Junk DNA, Junk Memes, Recombination, and Art

rna

[2005] One of my research projects in the late 80s dealt with genetic algorithms. This means you design a simulated system that mimics evolution by natural selection: select an encoding that can be cranked through a constructor to produce a virtual organism, set up an initial population of these organisms and a simulated environment for them to interact with, and let them compete, grow, reproduce sexually, and transmit their more successful combinations of characteristics to the next generation. Over many generations these systems are capable of creating very skillful populations, and the sum of the activities of the population gets more and more optimal in extracting resources from the virtual environment. I learned quite a bit about population genetics from these experiments, and the simplifications inherent in these systems compared to real biology can make apparent what is not so obvious in real life.

Many popular treatments of the topic imply that mutation (a random change in the DNA caused by radiation or chemical accident) is the critical factor in gradual change of the genome over time. This is not really true; as life evolved on Earth, almost all of it using the same encoding (four bases ATCG) and similar constructors, by far the most common source of change became recombination. Within a species population vast changes can occur using only the DNA sequences present in the population as they are sexually recombined in different sequences, changing both in frequency and in function as fragmentary sequences are combined in new ways. But there’s more: viruses can transfer chunks of their DNA into cell nuclei, and vice-versa, and bits and pieces of DNA from one species can be transferred to another this way, sometimes ending up in the mainstream population. So the population of DNA fragments is a sea of words that is shared among all life forms, and we are all related, not only to other humans, but to all life, down to the bacteria. The meanings of these fragments depend on the context in which they occur, and when put together in a new way, the “sentences” of life can say something completely new even when created from old parts.

An organism typically has far more DNA than appears to be in actual use to encode proteins or participate in gene expression. The “unused” DNA is often called Junk DNA, and it was thought to be accumulated in unused areas of the genome over time; now we know that some of it plays a continuing role. But some of the apparently abandoned segments at some point in the past were useful material, which has been swapped by accident into a place where it is masked and dormant. For example, a moth species adapted to a snowy environment is primarily light-colored, but has unexpressed (recessive or switched out) genes for pigmentation remaining from a long-ago era when it was adapted to a dark forest environment. If the territory occupied by this species suddenly changes climate (as has happened many times in the past), the population may find itself struggling to survive when its individuals are now easily picked out against a darker background, and thus subject to a much higher rate of predation. Natural recombination via sexual reproduction will produce a few individuals who are darker, and the much higher survival rate for those individuals means the next generation will have many more of the old pigmentation DNA fragments, will produce even more dark and darker individuals, and by this process over a very few generations can re-express the species’ previous character as a dark-pigmented group suitable for survival in a forest. In this way recessive, and to a lesser extent “junk,” genes are a species memory, providing a library of characteristics from which the species can draw to evolve to suit its changing environment.

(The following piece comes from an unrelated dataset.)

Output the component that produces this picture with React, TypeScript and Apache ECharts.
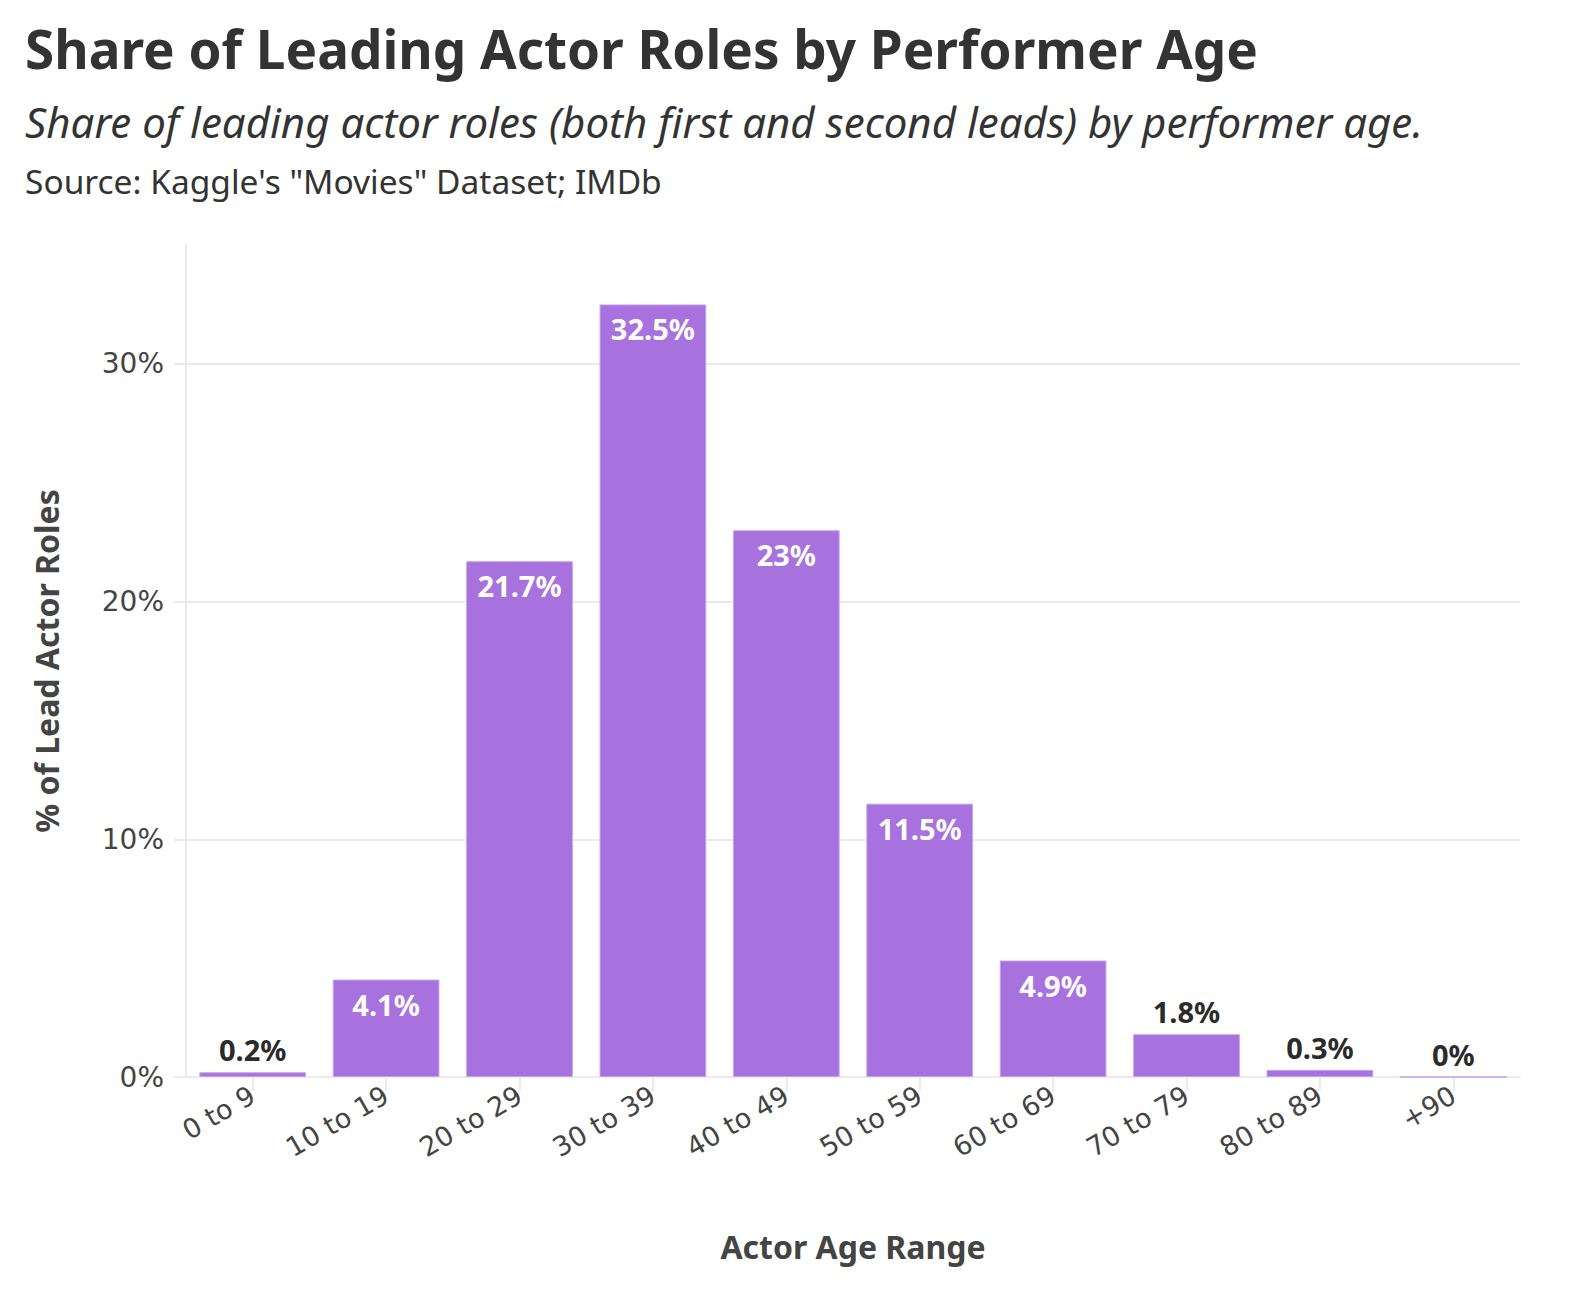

Now we bring in a bit of jargon. In complex systems work, we often abstract the system of relationships between parts of a complex system and apply them to a system made up of different parts that, because it is similarly connected, has similar behaviors. The meta level expresses the commonality of behavior of the systems even though they are built on a different substrate.

The term meme was popularized by Richard Dawkins to mean a basic unit of cultural DNA, a fragment of an idea which, when strung together with others in meme-complexes, are the basic units of cultural transmission and replication. He pointed out the similarities between transmission of cultural ideas and genetic information; slightly inaccurate copying, recombination, survival of the fittest, and reproduction leading to similar population “memetics.” As the body of knowledge carried by the population of the world grows and evolves, it, too, carries a lot of “junk memes,” formerly adaptive fragments of knowledge and belief which no longer appear to have value, yet are carried quietly along with the body of the culture.

Some of these memes can do great harm in the modern world — racism, xenophobia, superstition, mercantilism. Those cultures that express them in harmful ways tend to be overwhelmed and die out over time, but still they show themselves over and over again. It is reasonable to say that under some environmental conditions not currently present in most of the world, they were all useful ideas in that they helped a population survive under a set of conditions no longer present.

The myths and false beliefs of our time were the common wisdom of some earlier era, as some of our common wisdoms of today are destined to be deprecated to become the superstitions of the future. But this past body of cultural fragments are the shiny shards we put together to create new things that are useful and valuable. When we write or paint or create, we take bits and pieces from diverse sources and put them into a new relationship with each other, and say something never before said.

So while it’s important not to let fools and misguided mystics do actual harm to the world or damage its future, it’s also important to keep that junk pile of useless and false ideas, no matter how harmful they may once have been. Those who practice these ideas to the detriment of others are to be pitied and kept from decisionmaking posts, and (where possible) gently educated away from their fixations. But a combative stance toward them can do more harm than good by cementing their belief that they are being persecuted, and the group cohesion so produced can actually make the people holding these ideas more dangerous.